* **What to do**
Retype, word for word, the lines between the ones holding "What Chart.js code" and "const fmt = v", inclusive; pictures stay out of the copy.

* **Given records**
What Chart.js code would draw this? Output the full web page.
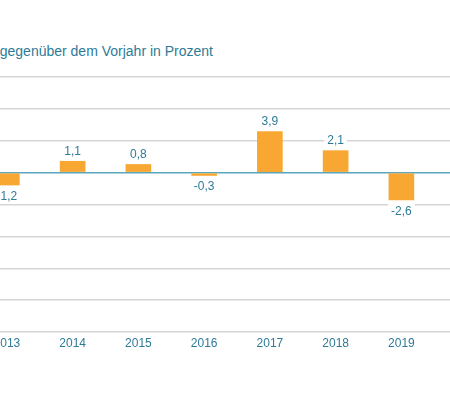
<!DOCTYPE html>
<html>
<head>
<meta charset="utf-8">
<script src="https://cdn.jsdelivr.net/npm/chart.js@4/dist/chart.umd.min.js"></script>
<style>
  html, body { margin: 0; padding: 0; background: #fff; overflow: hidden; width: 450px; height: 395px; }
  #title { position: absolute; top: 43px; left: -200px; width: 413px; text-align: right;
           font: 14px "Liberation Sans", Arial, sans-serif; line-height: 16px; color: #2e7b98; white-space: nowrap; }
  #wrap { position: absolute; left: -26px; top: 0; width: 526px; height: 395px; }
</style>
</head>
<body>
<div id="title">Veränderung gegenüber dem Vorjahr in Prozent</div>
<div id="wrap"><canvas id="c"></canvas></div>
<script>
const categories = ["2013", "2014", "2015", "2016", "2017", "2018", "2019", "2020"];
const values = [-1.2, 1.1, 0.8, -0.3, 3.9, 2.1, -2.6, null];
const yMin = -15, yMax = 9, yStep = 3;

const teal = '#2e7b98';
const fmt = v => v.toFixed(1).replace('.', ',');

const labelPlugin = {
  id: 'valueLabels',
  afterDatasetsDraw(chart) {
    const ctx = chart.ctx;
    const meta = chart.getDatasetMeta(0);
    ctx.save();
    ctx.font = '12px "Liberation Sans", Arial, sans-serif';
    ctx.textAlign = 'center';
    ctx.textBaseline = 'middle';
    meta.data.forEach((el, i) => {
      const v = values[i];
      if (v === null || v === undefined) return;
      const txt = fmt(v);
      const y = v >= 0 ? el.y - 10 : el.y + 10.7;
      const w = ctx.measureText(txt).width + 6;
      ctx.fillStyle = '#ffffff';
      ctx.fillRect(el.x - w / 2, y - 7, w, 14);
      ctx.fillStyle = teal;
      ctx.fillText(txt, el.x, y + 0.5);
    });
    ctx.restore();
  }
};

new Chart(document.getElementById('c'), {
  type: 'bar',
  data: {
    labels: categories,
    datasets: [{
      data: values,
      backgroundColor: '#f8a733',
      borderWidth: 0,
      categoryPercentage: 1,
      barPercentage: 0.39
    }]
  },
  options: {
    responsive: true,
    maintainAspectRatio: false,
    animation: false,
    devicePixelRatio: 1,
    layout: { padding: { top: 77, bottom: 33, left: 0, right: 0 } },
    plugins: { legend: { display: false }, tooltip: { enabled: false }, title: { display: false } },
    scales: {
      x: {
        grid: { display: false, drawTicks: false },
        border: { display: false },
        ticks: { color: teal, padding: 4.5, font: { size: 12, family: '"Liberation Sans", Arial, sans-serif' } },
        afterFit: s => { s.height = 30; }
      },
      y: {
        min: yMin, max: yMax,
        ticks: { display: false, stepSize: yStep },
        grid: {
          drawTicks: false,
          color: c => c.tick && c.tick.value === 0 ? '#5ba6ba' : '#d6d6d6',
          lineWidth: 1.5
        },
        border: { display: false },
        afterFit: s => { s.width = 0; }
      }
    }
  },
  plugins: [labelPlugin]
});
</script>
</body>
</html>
==
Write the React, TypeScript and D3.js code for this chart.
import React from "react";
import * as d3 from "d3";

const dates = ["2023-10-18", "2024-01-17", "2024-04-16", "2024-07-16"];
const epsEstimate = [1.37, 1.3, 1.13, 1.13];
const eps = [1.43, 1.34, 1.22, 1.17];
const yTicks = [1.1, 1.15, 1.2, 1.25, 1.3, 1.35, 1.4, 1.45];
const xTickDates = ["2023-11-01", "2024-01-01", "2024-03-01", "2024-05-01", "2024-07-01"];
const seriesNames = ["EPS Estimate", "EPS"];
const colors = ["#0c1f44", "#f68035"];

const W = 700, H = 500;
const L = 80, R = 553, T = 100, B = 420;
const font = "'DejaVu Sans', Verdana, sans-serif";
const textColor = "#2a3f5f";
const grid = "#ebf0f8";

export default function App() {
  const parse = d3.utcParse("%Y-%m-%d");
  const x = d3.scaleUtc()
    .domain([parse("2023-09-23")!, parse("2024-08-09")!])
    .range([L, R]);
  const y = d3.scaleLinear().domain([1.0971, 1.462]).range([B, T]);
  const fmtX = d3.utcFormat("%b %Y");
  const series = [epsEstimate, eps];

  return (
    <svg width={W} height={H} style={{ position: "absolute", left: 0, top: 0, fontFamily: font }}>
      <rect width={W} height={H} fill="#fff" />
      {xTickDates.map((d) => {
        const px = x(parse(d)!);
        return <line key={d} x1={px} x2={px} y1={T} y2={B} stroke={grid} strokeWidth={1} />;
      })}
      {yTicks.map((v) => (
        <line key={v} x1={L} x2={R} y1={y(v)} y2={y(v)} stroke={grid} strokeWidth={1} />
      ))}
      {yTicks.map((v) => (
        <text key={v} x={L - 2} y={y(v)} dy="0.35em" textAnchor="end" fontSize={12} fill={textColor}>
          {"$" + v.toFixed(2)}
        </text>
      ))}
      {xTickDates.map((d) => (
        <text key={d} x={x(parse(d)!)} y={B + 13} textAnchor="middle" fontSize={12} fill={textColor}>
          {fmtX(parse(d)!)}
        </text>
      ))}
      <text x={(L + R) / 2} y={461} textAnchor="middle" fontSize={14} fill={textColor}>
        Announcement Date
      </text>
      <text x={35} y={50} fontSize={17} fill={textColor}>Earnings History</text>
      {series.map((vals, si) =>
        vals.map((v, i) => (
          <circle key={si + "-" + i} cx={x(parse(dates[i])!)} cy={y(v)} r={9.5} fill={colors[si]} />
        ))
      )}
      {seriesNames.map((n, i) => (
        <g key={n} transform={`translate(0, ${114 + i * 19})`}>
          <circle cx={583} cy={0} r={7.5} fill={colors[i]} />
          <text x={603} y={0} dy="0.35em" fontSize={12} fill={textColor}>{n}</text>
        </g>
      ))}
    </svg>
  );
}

* **Answer to the problem**
What Chart.js code would draw this? Output the full web page.
<!DOCTYPE html>
<html>
<head>
<meta charset="utf-8">
<script src="https://cdn.jsdelivr.net/npm/chart.js@4/dist/chart.umd.min.js"></script>
<style>
  html, body { margin: 0; padding: 0; background: #fff; overflow: hidden; width: 450px; height: 395px; }
  #title { position: absolute; top: 43px; left: -200px; width: 413px; text-align: right;
           font: 14px "Liberation Sans", Arial, sans-serif; line-height: 16px; color: #2e7b98; white-space: nowrap; }
  #wrap { position: absolute; left: -26px; top: 0; width: 526px; height: 395px; }
</style>
</head>
<body>
<div id="title">Veränderung gegenüber dem Vorjahr in Prozent</div>
<div id="wrap"><canvas id="c"></canvas></div>
<script>
const categories = ["2013", "2014", "2015", "2016", "2017", "2018", "2019", "2020"];
const values = [-1.2, 1.1, 0.8, -0.3, 3.9, 2.1, -2.6, null];
const yMin = -15, yMax = 9, yStep = 3;

const teal = '#2e7b98';
const fmt = v => v.toFixed(1).replace('.', ',');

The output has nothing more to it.